[Start Data extract]

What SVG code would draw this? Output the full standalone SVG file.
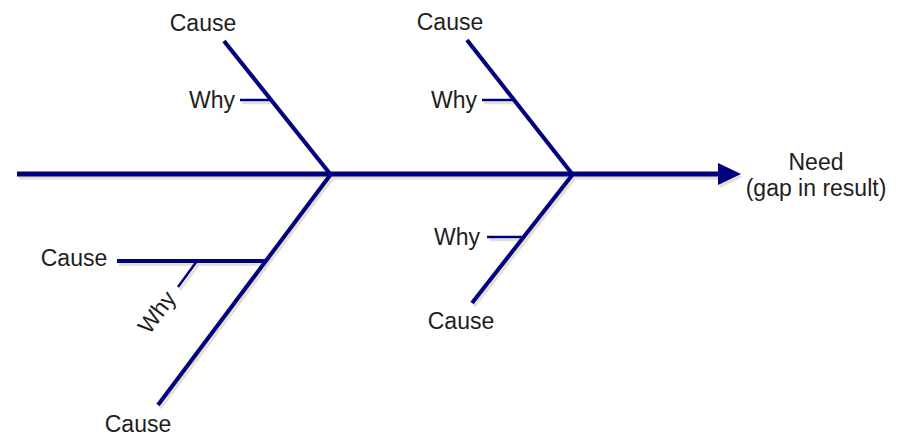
<svg xmlns="http://www.w3.org/2000/svg" xmlns:xlink="http://www.w3.org/1999/xlink" width="900" height="444" viewBox="0 0 900 444">
  <style>
    .spine { stroke-width: 5; fill: none; }
    .bone { stroke-width: 4; fill: none; stroke-linecap: butt; }
    .tick { stroke-width: 2.5; fill: none; }
    .head { stroke: none; }
    .main { stroke: #000080; fill: #000080; }
    .shadow { stroke: #e4e1d2; fill: #e4e1d2; }
    text { font-family: "Liberation Sans", Arial, sans-serif; font-size: 23px; fill: #1e1e1e; stroke: none; }
    .c { text-anchor: middle; }
    .e { text-anchor: end; }
  </style>
  <rect width="900" height="444" fill="#ffffff"/>
  <defs>
    <g id="lines">
      <line class="spine" x1="17" y1="174" x2="720" y2="174"/>
      <polygon class="head" points="718,163 741,174 718,185"/>
      <line class="bone" x1="224" y1="41" x2="331" y2="175"/>
      <line class="bone" x1="331" y1="174" x2="158" y2="405"/>
      <line class="bone" x1="117" y1="261" x2="266" y2="261"/>
      <line class="bone" x1="467" y1="40" x2="573" y2="175"/>
      <line class="bone" x1="573" y1="174" x2="472" y2="303"/>
      <line class="tick" x1="240" y1="100" x2="271" y2="100"/>
      <line class="tick" x1="482" y1="100" x2="514" y2="100"/>
      <line class="tick" x1="197" y1="261" x2="178" y2="287"/>
      <line class="tick" x1="487" y1="237" x2="523" y2="237"/>
    </g>
  </defs>
  <g id="connectors">
    <use xlink:href="#lines" class="shadow" transform="translate(2,3)"/>
    <use xlink:href="#lines" class="main"/>
  </g>
  <g id="need"><text class="c" x="816" y="170">Need</text><text class="c" x="816" y="196">(gap in result)</text></g>
  <g id="cause1"><text class="c" x="203" y="31">Cause</text></g>
  <g id="why1"><text class="e" x="235" y="108">Why</text></g>
  <g id="cause2"><text class="c" x="450" y="30">Cause</text></g>
  <g id="why2"><text class="e" x="477" y="108">Why</text></g>
  <g id="cause3"><text class="c" x="74" y="266">Cause</text></g>
  <g id="why3"><text class="c" transform="translate(163,317) rotate(-53)">Why</text></g>
  <g id="cause4"><text class="c" x="138" y="432">Cause</text></g>
  <g id="why4"><text class="e" x="480" y="245">Why</text></g>
  <g id="cause5"><text class="c" x="461" y="329">Cause</text></g>
</svg>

[End Data extract]

*Problem details*:
Each line of the data should be quoted exactly, with pictures left out.

*Solution to this exercise*:
What SVG code would draw this? Output the full standalone SVG file.
<svg xmlns="http://www.w3.org/2000/svg" xmlns:xlink="http://www.w3.org/1999/xlink" width="900" height="444" viewBox="0 0 900 444">
  <style>
    .spine { stroke-width: 5; fill: none; }
    .bone { stroke-width: 4; fill: none; stroke-linecap: butt; }
    .tick { stroke-width: 2.5; fill: none; }
    .head { stroke: none; }
    .main { stroke: #000080; fill: #000080; }
    .shadow { stroke: #e4e1d2; fill: #e4e1d2; }
    text { font-family: "Liberation Sans", Arial, sans-serif; font-size: 23px; fill: #1e1e1e; stroke: none; }
    .c { text-anchor: middle; }
    .e { text-anchor: end; }
  </style>
  <rect width="900" height="444" fill="#ffffff"/>
  <defs>
    <g id="lines">
      <line class="spine" x1="17" y1="174" x2="720" y2="174"/>
      <polygon class="head" points="718,163 741,174 718,185"/>
      <line class="bone" x1="224" y1="41" x2="331" y2="175"/>
      <line class="bone" x1="331" y1="174" x2="158" y2="405"/>
      <line class="bone" x1="117" y1="261" x2="266" y2="261"/>
      <line class="bone" x1="467" y1="40" x2="573" y2="175"/>
      <line class="bone" x1="573" y1="174" x2="472" y2="303"/>
      <line class="tick" x1="240" y1="100" x2="271" y2="100"/>
      <line class="tick" x1="482" y1="100" x2="514" y2="100"/>
      <line class="tick" x1="197" y1="261" x2="178" y2="287"/>
      <line class="tick" x1="487" y1="237" x2="523" y2="237"/>
    </g>
  </defs>
  <g id="connectors">
    <use xlink:href="#lines" class="shadow" transform="translate(2,3)"/>
    <use xlink:href="#lines" class="main"/>
  </g>
  <g id="need"><text class="c" x="816" y="170">Need</text><text class="c" x="816" y="196">(gap in result)</text></g>
  <g id="cause1"><text class="c" x="203" y="31">Cause</text></g>
  <g id="why1"><text class="e" x="235" y="108">Why</text></g>
  <g id="cause2"><text class="c" x="450" y="30">Cause</text></g>
  <g id="why2"><text class="e" x="477" y="108">Why</text></g>
  <g id="cause3"><text class="c" x="74" y="266">Cause</text></g>
  <g id="why3"><text class="c" transform="translate(163,317) rotate(-53)">Why</text></g>
  <g id="cause4"><text class="c" x="138" y="432">Cause</text></g>
  <g id="why4"><text class="e" x="480" y="245">Why</text></g>
  <g id="cause5"><text class="c" x="461" y="329">Cause</text></g>
</svg>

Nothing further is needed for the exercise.